Brian Keisling: 05:59 That's right Bret. And thank you for calling in. First up, we've got these NCEO events. First off NCEO has their "ESOP Nuts and Bolts. What you need to know about employee stock ownership plans," sort of event series where they go to different locations and bring this presentation with them. There's one in Bellevue, Washington on July 11th, 2019 and then another one in West Des Moines, Iowa on August 7th, 2019. And then they are also holding the 2019 Fall ESOP Forum. It's going to be a really big event in Salt Lake City, Utah. That's going to be September 17th through 18th with a pre-conference day on September 16th with some offerings then.

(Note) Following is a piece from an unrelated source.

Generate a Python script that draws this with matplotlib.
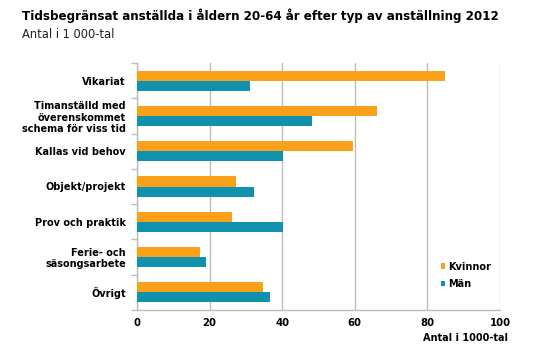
import numpy as np
import matplotlib
matplotlib.use('Agg')
import matplotlib.pyplot as plt

categories = ['Vikariat', 'Timanställd med\növerenskommet\nschema för viss tid', 'Kallas vid behov',
              'Objekt/projekt', 'Prov och praktik', 'Ferie- och\nsäsongsarbete', 'Övrigt']
kvinnor = [84.8, 66.2, 59.6, 27.3, 26.3, 17.4, 34.7]
man = [31.1, 48.3, 40.1, 32.1, 40.3, 18.9, 36.7]
xticks = [0, 20, 40, 60, 80, 100]

ORANGE = '#F9A11B'
TEAL = '#1092AE'
GRID = '#BDBDBD'

plt.rc('font', family='DejaVu Sans')

fig = plt.figure(figsize=(5.34, 3.55), dpi=100)
ax = fig.add_axes([137/534, 1 - 310/355, 363/534, 247/355])

y = np.arange(len(categories))
h = 0.285
ax.barh(y - h/2, kvinnor, height=h, color=ORANGE, label='Kvinnor', zorder=3)
ax.barh(y + h/2, man, height=h, color=TEAL, label='Män', zorder=3)

ax.set_ylim(len(categories) - 0.5, -0.5)
ax.set_xlim(0, 100)
ax.set_xticks(xticks)
ax.set_yticks(y)
ax.set_yticklabels(categories, fontweight='bold', fontsize=7, linespacing=1.15)
ax.set_yticks(np.arange(len(categories) + 1) - 0.5, minor=True)
ax.tick_params(axis='y', which='major', length=0, pad=8)
ax.tick_params(axis='y', which='minor', length=4, color=GRID, width=1)
ax.tick_params(axis='x', length=0, pad=6, labelsize=7.3)
for lab in ax.get_xticklabels():
    lab.set_fontweight('bold')

ax.grid(axis='x', color=GRID, linewidth=1, zorder=0)
for s in ['top', 'right']:
    ax.spines[s].set_visible(False)
for s in ['left', 'bottom']:
    ax.spines[s].set_color(GRID)
    ax.spines[s].set_linewidth(1)

ax.set_xlabel('Antal i 1000-tal', fontweight='bold', fontsize=7, labelpad=3)
ax.xaxis.set_label_coords(1.022, -0.095)
ax.xaxis.label.set_ha('right')

leg = ax.legend(loc='lower right', bbox_to_anchor=(1.0, 0.05), frameon=False,
                prop={'weight': 'bold', 'size': 7}, handlelength=0.5, handleheight=0.5,
                handletextpad=0.3, labelspacing=0.75)

fig.text(22/534, 1 - 16/355, 'Tidsbegränsat anställda i åldern 20-64 år efter typ av anställning 2012',
         fontsize=8.6, fontweight='bold', va='center', ha='left')
fig.text(22/534, 1 - 35/355, 'Antal i 1 000-tal', fontsize=8.3, va='center', ha='left', color='#222222')

fig.savefig('out.png', dpi=100)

Brian Keisling: 06:43 And once again here are some upcoming events for The ESOP Association. The Mid-Atlantic Chapter will have their breakfast meeting on July 18th spots are filling fast, so make sure you register. The New South Chapter of The ESOP Association including Florida, Georgia, Alabama, Tennessee, and Mississippi will host their lunch and learn on July 19th. The Northwest Chapter is having their ESOP Conference July 25th through 26, and that's in Spokane, Washington. And they have two golf events coming up July 10th in Bloomingdale, Illinois and July 18th in Coon Rapids, Minnesota. And finally, don't forget to register for the Employee Owner Retreat, which is being held in early August by the Employee Ownership Foundation. Make sure you get registered for that, it promises to be a really good event.
Brian Keisling: 07:34 Thank you very much for tuning in once again to the ESOP Mini-cast, and thank you Bret Keisling for calling in. We will be back on Tuesday, continuing The ESOP Podcast's Summer School series, and again, next Friday with The ESOP Mini-cast. 'Til then, have a great weekend and thanks for listening everybody. Good bye.